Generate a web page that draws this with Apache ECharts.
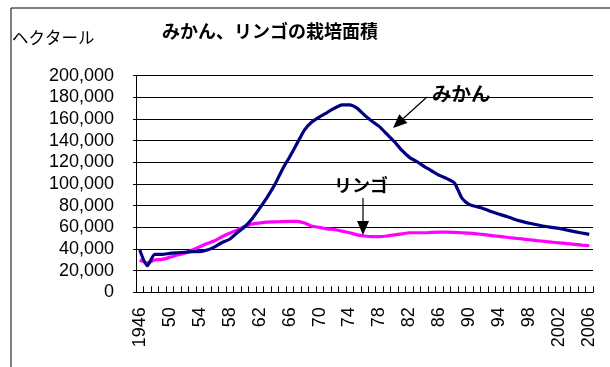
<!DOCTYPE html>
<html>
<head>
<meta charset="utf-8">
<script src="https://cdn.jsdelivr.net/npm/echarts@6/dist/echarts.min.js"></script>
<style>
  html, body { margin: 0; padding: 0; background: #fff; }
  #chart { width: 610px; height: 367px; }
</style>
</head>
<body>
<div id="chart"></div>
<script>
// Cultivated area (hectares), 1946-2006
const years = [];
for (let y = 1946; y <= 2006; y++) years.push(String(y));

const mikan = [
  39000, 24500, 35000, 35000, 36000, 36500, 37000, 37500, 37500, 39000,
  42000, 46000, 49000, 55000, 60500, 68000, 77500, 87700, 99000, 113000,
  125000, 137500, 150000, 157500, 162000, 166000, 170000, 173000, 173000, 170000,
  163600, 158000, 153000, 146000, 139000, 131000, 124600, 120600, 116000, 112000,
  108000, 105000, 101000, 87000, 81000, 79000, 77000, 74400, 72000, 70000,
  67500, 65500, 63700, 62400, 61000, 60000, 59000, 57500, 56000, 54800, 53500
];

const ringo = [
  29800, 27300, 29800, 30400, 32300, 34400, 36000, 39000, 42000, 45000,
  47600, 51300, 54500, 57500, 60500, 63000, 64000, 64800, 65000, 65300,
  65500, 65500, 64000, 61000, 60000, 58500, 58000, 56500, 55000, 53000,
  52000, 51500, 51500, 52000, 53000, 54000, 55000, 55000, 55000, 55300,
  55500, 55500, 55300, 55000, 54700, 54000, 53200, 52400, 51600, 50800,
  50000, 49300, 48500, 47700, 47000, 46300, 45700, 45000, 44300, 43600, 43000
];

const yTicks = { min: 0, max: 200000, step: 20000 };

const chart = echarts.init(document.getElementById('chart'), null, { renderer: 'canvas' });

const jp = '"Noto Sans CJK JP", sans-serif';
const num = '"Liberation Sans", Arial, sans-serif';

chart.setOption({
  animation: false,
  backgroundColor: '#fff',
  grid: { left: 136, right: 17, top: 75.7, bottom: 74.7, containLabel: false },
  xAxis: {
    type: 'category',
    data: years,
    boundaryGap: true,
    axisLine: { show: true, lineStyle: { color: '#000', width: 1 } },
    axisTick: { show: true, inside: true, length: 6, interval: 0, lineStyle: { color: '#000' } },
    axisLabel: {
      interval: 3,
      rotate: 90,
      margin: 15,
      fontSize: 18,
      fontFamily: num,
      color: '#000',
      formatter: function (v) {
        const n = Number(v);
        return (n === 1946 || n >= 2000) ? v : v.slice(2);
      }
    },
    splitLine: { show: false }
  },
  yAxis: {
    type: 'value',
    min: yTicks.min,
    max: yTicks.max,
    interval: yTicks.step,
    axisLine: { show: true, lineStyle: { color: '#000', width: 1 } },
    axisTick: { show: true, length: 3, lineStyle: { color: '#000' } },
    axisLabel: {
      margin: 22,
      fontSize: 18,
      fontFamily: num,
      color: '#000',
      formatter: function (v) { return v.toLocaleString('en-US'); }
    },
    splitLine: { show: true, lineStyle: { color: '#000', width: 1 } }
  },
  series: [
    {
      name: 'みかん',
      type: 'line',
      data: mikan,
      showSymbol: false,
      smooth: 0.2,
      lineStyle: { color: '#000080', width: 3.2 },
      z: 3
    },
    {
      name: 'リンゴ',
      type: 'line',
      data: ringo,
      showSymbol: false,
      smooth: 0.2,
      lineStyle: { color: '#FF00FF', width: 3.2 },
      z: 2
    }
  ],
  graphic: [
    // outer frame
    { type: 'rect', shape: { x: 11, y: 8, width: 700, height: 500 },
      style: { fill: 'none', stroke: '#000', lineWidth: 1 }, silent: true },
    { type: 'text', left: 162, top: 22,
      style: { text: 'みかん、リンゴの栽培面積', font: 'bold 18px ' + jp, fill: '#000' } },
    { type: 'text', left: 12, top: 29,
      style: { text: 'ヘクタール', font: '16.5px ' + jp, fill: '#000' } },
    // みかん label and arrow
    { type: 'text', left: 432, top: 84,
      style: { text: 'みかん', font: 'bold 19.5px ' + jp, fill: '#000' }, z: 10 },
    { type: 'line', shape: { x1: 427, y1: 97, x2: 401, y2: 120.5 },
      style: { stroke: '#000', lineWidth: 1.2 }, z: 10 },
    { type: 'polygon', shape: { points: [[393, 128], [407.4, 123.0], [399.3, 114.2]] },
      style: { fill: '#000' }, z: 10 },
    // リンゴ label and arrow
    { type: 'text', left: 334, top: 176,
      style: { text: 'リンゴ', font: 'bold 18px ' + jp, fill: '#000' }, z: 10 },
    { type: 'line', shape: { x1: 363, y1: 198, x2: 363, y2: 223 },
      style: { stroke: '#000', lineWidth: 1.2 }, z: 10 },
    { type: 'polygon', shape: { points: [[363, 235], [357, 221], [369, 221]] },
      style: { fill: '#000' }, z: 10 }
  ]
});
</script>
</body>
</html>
══════════
**Objective**. Exactly reproduce the run of lines from the start of the listing through the line with "for (let y = 1946;", inclusive; pictures are not copied.

**Result for this task**.
Generate a web page that draws this with Apache ECharts.
<!DOCTYPE html>
<html>
<head>
<meta charset="utf-8">
<script src="https://cdn.jsdelivr.net/npm/echarts@6/dist/echarts.min.js"></script>
<style>
  html, body { margin: 0; padding: 0; background: #fff; }
  #chart { width: 610px; height: 367px; }
</style>
</head>
<body>
<div id="chart"></div>
<script>
// Cultivated area (hectares), 1946-2006
const years = [];
for (let y = 1946; y <= 2006; y++) years.push(String(y));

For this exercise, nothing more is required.